«Queridos
hermanos y hermanas ¡buenos días!
Concluye hoy la lectura del capítulo sexto del
Evangelio de Juan, con las palabras sobre el ¡Pan de la vida’, pronunciadas por
Jesús, al día siguiente del milagro de la multiplicación de los panes y peces.
Al final de su
sermón, el gran entusiasmo del día anterior se apagó, porque Jesús había dicho
que era el Pan bajado del cielo y que daba su carne como alimento y su sangre
como bebida, aludiendo así claramente al sacrificio de su misma vida. Estas
palabras suscitaron desilusión en la gente, que las juzgó indignas del Mesías,
no ‘exitosas’
Algunos miraban a Jesús como a un Mesías que debía hablar y
actuar de modo que su misión tuviera éxito, ¡enseguida!¡Pero, precisamente
sobre esto se equivocaban: sobre el modo de entender la misión del Mesías!
Ni siquiera los discípulos logran aceptar ese lenguaje, lenguaje
inquietante del Maestro. Y el pasaje de hoy cuenta su malestar: «¡Es duro
este lenguaje! – decían - ¿Quién puede escucharlo?». (Jn 6,60)
En realidad, ellos entendieron bien las palabras de Jesús. Tan
bien que no quieren escucharlo, porque es un leguaje que pone en crisis su
mentalidad. Siempre las palabras de Jesús nos ponen en crisis; en crisis por
ejemplo, ante el espíritu del mundo, a la mundanidad. Pero Jesús ofrece la
clave para superar la dificultad; una clave hecha con tres elemento. Primero,
su origen divino: él ha bajado del cielo y subirá allí donde estaba antes (62).
Segundo, sus palabras se pueden comprender sólo a través de la
acción del Espíritu Santo, Aquel que «da la vida» (n. 63).
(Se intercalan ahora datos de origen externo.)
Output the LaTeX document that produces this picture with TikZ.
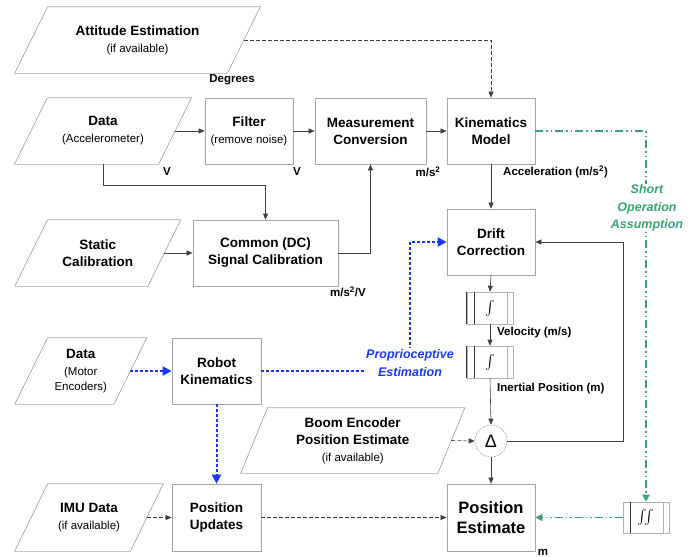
\documentclass[tikz,border=0pt]{standalone}
\usepackage{amsmath}
\usepackage{fontspec}
\setmainfont{Liberation Sans}
\usetikzlibrary{arrows.meta}

\definecolor{propblue}{RGB}{25,55,255}
\definecolor{assgreen}{RGB}{55,165,115}

\newcommand{\subtxt}[1]{{\mdseries\fontsize{11.5}{14}\selectfont #1}}

\tikzset{
  blk/.style={draw=gray!70, line width=0.7pt, fill=white, align=center,
    minimum width=88, minimum height=66, inner sep=1pt,
    font=\bfseries\fontsize{13.5}{17}\selectfont},
  io/.style={blk, draw=none, fill=none},
  intbox/.style={draw=gray!60, line width=0.6pt, minimum width=46,
    minimum height=32, inner sep=0pt, font=\fontsize{15}{15}\selectfont},
  lbl/.style={font=\bfseries\fontsize{11.5}{13}\selectfont, inner sep=0pt},
  flow/.style={draw=black!75, line width=0.6pt,
    -{Triangle[length=6pt,width=5pt]}},
  opt/.style={flow, dash pattern=on 4pt off 2pt},
  prop/.style={draw=propblue, line width=2pt, dash pattern=on 2.5pt off 2.5pt,
    -{Triangle[length=9pt,width=9pt]}},
  ass/.style={draw=assgreen, line width=1.2pt,
    dash pattern=on 8pt off 3pt on 1.5pt off 3pt on 1.5pt off 3pt,
    -{Triangle[length=7pt,width=7pt]}},
}

\begin{document}
\begin{tikzpicture}[x=1pt,y=-1pt]
\useasboundingbox (0,0) rectangle (694,557);

% data inputs (parallelograms drawn below)
\node[io, minimum width=212] (att) at (137.5,40)
  {Attitude Estimation\\\subtxt{(if available)}};
\node[io, minimum width=143.5] (acc) at (103,131)
  {Data\\\subtxt{(Accelerometer)}};
\node[io, minimum width=132.5] (stat) at (97.75,253)
  {Static\\Calibration};
\node[io, minimum width=98.5] (mot) at (80.75,371)
  {Data\\\subtxt{(Motor}\\[-2pt]\subtxt{Encoders)}};
\node[io, minimum width=115, minimum height=67] (imu) at (89,517.5)
  {IMU Data\\\subtxt{(if available)}};
\node[io, minimum width=196.5, minimum height=65] (boom) at (352.75,440.5)
  {Boom Encoder\\Position Estimate\\\subtxt{(if available)}};

\foreach \n/\s in {att/16.5,acc/16.5,stat/16.5,mot/16.5,imu/16.5,boom/13.5}
  \draw[draw=gray!70, line width=0.7pt]
    ([xshift=-\s]\n.south west) -- ([xshift=-\s]\n.south east) --
    ([xshift=\s]\n.north east) -- ([xshift=\s]\n.north west) -- cycle;

% processing blocks
\node[blk] (filt) at (249,131) {Filter\\\subtxt{(remove noise)}};
\node[blk, minimum width=111] (meas) at (370.5,131) {Measurement\\Conversion};
\node[blk] (kin) at (491,131) {Kinematics\\Model};
\node[blk, minimum width=145] (comm) at (265.5,253) {Common (DC)\\Signal Calibration};
\node[blk] (drift) at (491,242) {Drift\\Correction};
\node[blk, minimum width=89] (robot) at (216.5,371) {Robot\\Kinematics};
\node[blk, minimum width=89, minimum height=67] (upd) at (216.5,517.5) {Position\\Updates};
\node[blk, minimum height=67, font=\bfseries\fontsize{16.5}{20}\selectfont]
  (est) at (491,517.5) {Position\\Estimate};

% integrators
\node[intbox] (int1) at (490,308) {$\int$};
\node[intbox] (int2) at (490,362) {$\int$};
\node[intbox, minimum height=31] (dd) at (646,517.5) {$\iint$};
\foreach \n in {int1,int2,dd} {
  \draw[black!80, line width=0.7pt] ([xshift=8]\n.north west) -- ([xshift=8]\n.south west);
  \draw[gray!60, line width=0.6pt] ([xshift=-6]\n.north east) -- ([xshift=-6]\n.south east);
}
\draw[black!80, line width=0.7pt] (int1.north west) -- (int1.south west);
\draw[black!80, line width=0.7pt] (int2.north west) -- (int2.south west);

\node[circle, draw=gray!70, line width=0.6pt, dash pattern=on 2pt off 1pt,
  minimum size=32, inner sep=0pt, font=\fontsize{18}{18}\selectfont]
  (delta) at (491,441) {Δ};

% connectors
\draw[opt] (att.east) -| (kin.north);
\draw[flow] (acc.east) -- (filt.west);
\draw[flow] (filt.east) -- (meas.west);
\draw[flow] (meas.east) -- (kin.west);
\draw[flow] (acc.south) -- ++(0,21) -| (comm.north);
\draw[flow] (stat.east) -- (comm.west);
\draw[flow] (comm.east) -| (meas.south);
\draw[flow] (kin.south) -- (drift.north);
\draw[flow] (drift.south) -- (int1.north);
\draw[flow] (int1.south) -- (int2.north);
\draw[flow] (int2.south) -- (delta.north);
\coordinate (fb) at (623,441);
\draw[flow] (delta.east) -- (fb) |- (drift.east);
\draw[opt] (boom.east) -- (delta.west);
\draw[flow] (delta.south) -- (est.north);
\draw[opt] (imu.east) -- (upd.west);
\draw[opt] (upd.east) -- (est.west);

% proprioceptive path
\coordinate (pc) at (410,371);
\draw[prop] (mot.east) -- (robot.west);
\draw[prop] (robot.east) -- (pc) |- (drift.west);
\draw[prop] (robot.south) -- (upd.north);
\node[fill=white, inner sep=1pt, align=center, text=propblue,
  font=\bfseries\itshape\fontsize{12.5}{18}\selectfont] (proplbl) at (410,363)
  {Proprioceptive\\Estimation};

% short operation assumption
\draw[ass] (kin.east) -| (dd.north);
\draw[ass] (dd.west) -- (est.east);
\node[fill=white, inner sep=1pt, align=center, text=assgreen,
  font=\bfseries\itshape\fontsize{12.5}{17.5}\selectfont] (asslbl) at (647,208)
  {Short\\Operation\\Assumption};

% units
\node[lbl] (ldeg) at (232,80) {Degrees};
\node[lbl] (lv1) at (167,172) {V};
\node[lbl] (lv2) at (297,172) {V};
\node[lbl] (lms) at (428,172) {m/s\textsuperscript{2}};
\node[lbl, anchor=west] (lacc) at (503,172) {Acceleration (m/s\textsuperscript{2})};
\node[lbl] (lmsv) at (348,292) {m/s\textsuperscript{2}/V};
\node[lbl, anchor=west] (lvel) at (497,333) {Velocity (m/s)};
\node[lbl, anchor=west] (lpos) at (497,389) {Inertial Position (m)};
\node[lbl] (lm) at (543,552) {m};

\end{tikzpicture}
\end{document}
Y es precisamente el
Espíritu Santo el que hace comprender bien a Jesús.
Tercero: la verdadera causa de la incomprensión de sus palabras
es la falta de fe: «hay entre ustedes algunos que no creen». (64), dice Jesús.
En efecto, desde ese momento, «muchos de sus discípulos se alejaron de él y
dejaron de acompañarlo». (n. 66) Ante estas defecciones, Jesús no hace
descuentos y no atenúa sus palabras, aún más obliga a realizar una opción
precisa: o estar con Él o separarse de Él, y dice a los Doce: «¿También ustedes
quieren irse?». (n. 67)
Entonces, Pedro hace su
confesión de fe en nombre de los otros Apóstoles: «Señor, ¿a quién iremos? Tú tienes
palabras de Vida eterna. (n. 68) No dice: ‘¿dónde iremos?’, sino ‘¿a quién
iremos?’. El problema de fondo no es ir y abandonar la obra emprendida, sino a
quién ir. De esa pregunta de Pedro, nosotros comprendemos que la fidelidad a
Dios es cuestión de fidelidad a una persona, con la cual nos enlazamos para
caminar juntos por el mismo camino. Y esta persona es Jesús. Todo lo que
tenemos en el mundo no sacia nuestra hambre de infinito. ¡Tenemos necesidad de
Jesús, de estar con Él, de alimentarnos en su mesa, con sus palabras de vida
eterna!
Creer en Jesús significa
hacer de Él el centro, el sentido de nuestra vida. Cristo no es un
elemento accesorio: es el ‘pan vivo’, el alimento indispensable. Ligarse a Él,
en una verdadera relación de fe y de amor, no significa estar encadenados, sino
ser profundamente libres, siempre en camino.